Кто развернет мои стихи, – писал Фет, – увидит человека с помутнившимися глазами, с безумными словами и пеной на устах. Фет был поклонником Шопенгауэра и разделял его крайний пессимизм. Как и Шопенгауэр, свою жизнь он рассматривал, как цепь страданий. В стихах же, всё сущее, воспринималось как сон, как мираж, как нечто эфемерное; постигаемое с помощью интуиции в процессе погружения в блаженное ничто. В ту пору было принято записывать в альбомы «милых дам» какие-то ответы на поставленные вопросы. На вопрос: «Где бы вы хотели жить?», Фет ответил «Нигде». На вопрос: «Долго ли бы хотели жить?», Фет ответил: «Как можно короче».
И, наконец, на вопрос: «Каково настроение вашей души в настоящее время?», Фет ответил: «Пустыня». Всё это можно было бы отнести за счёт Шопенгауэра и склонности Фета к эпатажу, если бы не перепады настроения, которым Фет был подвержен с юности. По воспоминаниям поэта и критика Аполлона Григорьева в студенческие годы у Фета была продолжительная депрессия. И он собирался покончить жизнь самоубийством. Всю жизнь Фет «хандрил». В этом, по утверждению Тургенева он не имел себя равных. И, наконец, смерть. Вернее её таинственные, не вполне ясные обстоятельства.
С годами Фета начали донимать болезни. Участились приступы удушья и загрудинные боли. Резко ухудшилось зрение. 21 ноября 1892 года согласно официальной версии Фет скончался от «грудной болезни», осложненной бронхитом. Позднее стало известно, что перед смертью Фет потребовал шампанского. Когда жена вышла, чтобы посоветоваться с врачом (шампанское Фету было противопоказано); он продиктовал своему секретарю Е.В. Фёдоровой записку следующего содержания:
– Не понимаю сознательного преумножения страданий, добровольно иду к неизбежному. После этого он собственноручно поставил дату. Подписался. И схватил лежавший на письменном столе стилет для резки бумаги. Е.В. Федорова пыталась остановить его.
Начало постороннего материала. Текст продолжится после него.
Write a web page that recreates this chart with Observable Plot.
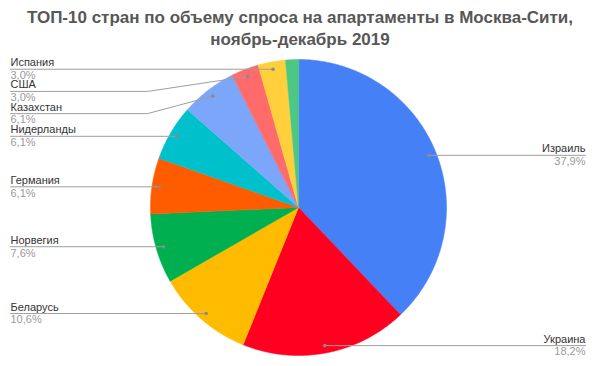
<!DOCTYPE html>
<html>
<head>
<meta charset="utf-8">
<script src="https://cdn.jsdelivr.net/npm/d3@7"></script>
<script src="https://cdn.jsdelivr.net/npm/@observablehq/plot@0.6"></script>
<style>
  html, body { margin: 0; padding: 0; background: #fff; }
  #title { width: 600px; height: 50px; box-sizing: border-box; padding-top: 7px;
    font-family: "Liberation Sans", Arial, sans-serif; font-weight: bold; font-size: 17px;
    line-height: 22px; color: #575757; text-align: center; }
  #chart svg { display: block; }
</style>
</head>
<body>
<div id="title">ТОП-10 стран по объему спроса на апартаменты в Москва-Сити,<br>ноябрь-декабрь 2019</div>
<div id="chart"></div>
<script>
const countries = ["Израиль", "Украина", "Беларусь", "Норвегия", "Германия", "Нидерланды", "Казахстан", "США", "Испания", "Другая страна"];
const shares = [37.9, 18.2, 10.6, 7.6, 6.1, 6.1, 6.1, 3.0, 3.0, 1.4];
const colors = ["#4680F6", "#FF0020", "#FFBB00", "#00B050", "#FF5C00", "#00C0CC", "#7BA6F9", "#FF6A6A", "#FFD03C", "#4CC784"];
const showLabel = [true, true, true, true, true, true, true, true, true, false];

const W = 600, H = 316;
const R = 148, CX = 298, CY = 157;   // layout: pie centre / radius in px
const xDomain = [-CX / R, (W - CX) / R];
const yDomain = [-(H - CY) / R, CY / R];

const arcs = d3.pie().sort(null).value(d => d)(shares);

// slice polygons
const slices = arcs.map((a, i) => {
  const pts = [{x: 0, y: 0}];
  const n = Math.max(4, Math.ceil((a.endAngle - a.startAngle) / 0.01));
  for (let k = 0; k <= n; k++) {
    const t = a.startAngle + (a.endAngle - a.startAngle) * k / n;
    pts.push({x: Math.sin(t), y: Math.cos(t)});
  }
  return {pts, color: colors[i]};
});

// labels
const fmt = v => v.toFixed(1).replace(".", ",") + "%";
const labels = arcs.map((a, i) => {
  const m = (a.startAngle + a.endAngle) / 2;
  const dx = 0.95 * Math.sin(m), dy = 0.95 * Math.cos(m);
  return {name: countries[i], pct: fmt(shares[i]), dx, dy, ly: dy, side: dx >= 0 ? "right" : "left", show: showLabel[i]};
}).filter(d => d.show);

// simple collision avoidance per side (top to bottom)
const gap = 0.15;
for (const side of ["left", "right"]) {
  const s = labels.filter(d => d.side === side).sort((a, b) => b.dy - a.dy);
  for (let k = 1; k < s.length; k++) {
    if (s[k].ly > s[k - 1].ly - gap) s[k].ly = s[k - 1].ly - gap;
  }
}
const leftX = xDomain[0] + 10 / R, rightX = xDomain[1] - 15 / R, kinkX = 1.02;
const leaders = [];
labels.forEach(d => {
  const ex = d.side === "left" ? leftX : rightX;
  leaders.push({id: d.name, x: ex, y: d.ly});
  if (Math.abs(d.ly - d.dy) > 0.01) leaders.push({id: d.name, x: d.side === "left" ? -kinkX : kinkX, y: d.ly});
  leaders.push({id: d.name, x: d.dx, y: d.dy});
  d.tx = ex;
});
const leftLabels = labels.filter(d => d.side === "left");
const rightLabels = labels.filter(d => d.side === "right");

const textMarks = (data, anchor) => [
  Plot.text(data, {x: "tx", y: "ly", text: "name", textAnchor: anchor, lineAnchor: "bottom", dy: -3, fontSize: 11, fill: "#333"}),
  Plot.text(data, {x: "tx", y: "ly", text: "pct", textAnchor: anchor, lineAnchor: "top", dy: 2, fontSize: 11, fill: "#9a9a9a"})
];

const chart = Plot.plot({
  width: W, height: H,
  margin: 0,
  x: {domain: xDomain, range: [0, W], axis: null},
  y: {domain: yDomain, range: [H, 0], axis: null},
  style: {fontFamily: "'Liberation Sans', Arial, sans-serif", background: "#fff"},
  marks: [
    ...slices.map(s => Plot.line(s.pts, {x: "x", y: "y", fill: s.color, stroke: s.color, strokeWidth: 0.5, curve: "linear-closed"})),
    Plot.line(leaders, {x: "x", y: "y", z: "id", stroke: "#9e9e9e", strokeWidth: 1}),
    Plot.dot(labels, {x: "dx", y: "dy", r: 1.8, fill: "#8a8a8a", stroke: null}),
    ...textMarks(leftLabels, "start"),
    ...textMarks(rightLabels, "end")
  ]
});
document.getElementById("chart").appendChild(chart);
</script>
</body>
</html>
В поисках подходящего оружия Фет выбежал в соседнюю комнату и упал. Последнее напряжение оказалось чрезмерным для его больного сердца. Судя по всему, и своеобразием характера, и очевидными проблемами с психикой был Фет обязан матери.
Наследственная психическая патология не однозначна. У кого-то из близких родственников может развиться тяжелое психическое заболевание. А у кого-то, психические отклонения не выходят за рамки стертых, не выразительных с клинической точки зрения, расстройств То ли эмоциональных, то ли ещё каких-то. Они ведут не к психическому распаду, а к деформации характера. К личностному, не укладывающемуся в усредненные рамки своеобразию. Скорее всего, чисто человеческие недостатки Фета были необходимым дополнением к его поэтическим достоинствам.
Следуя за Ломброзо, можно предположить, что поэтический талант Фета был следствием доставшихся ему от матери генетических предпосылок. Их не вполне понятного сочетания.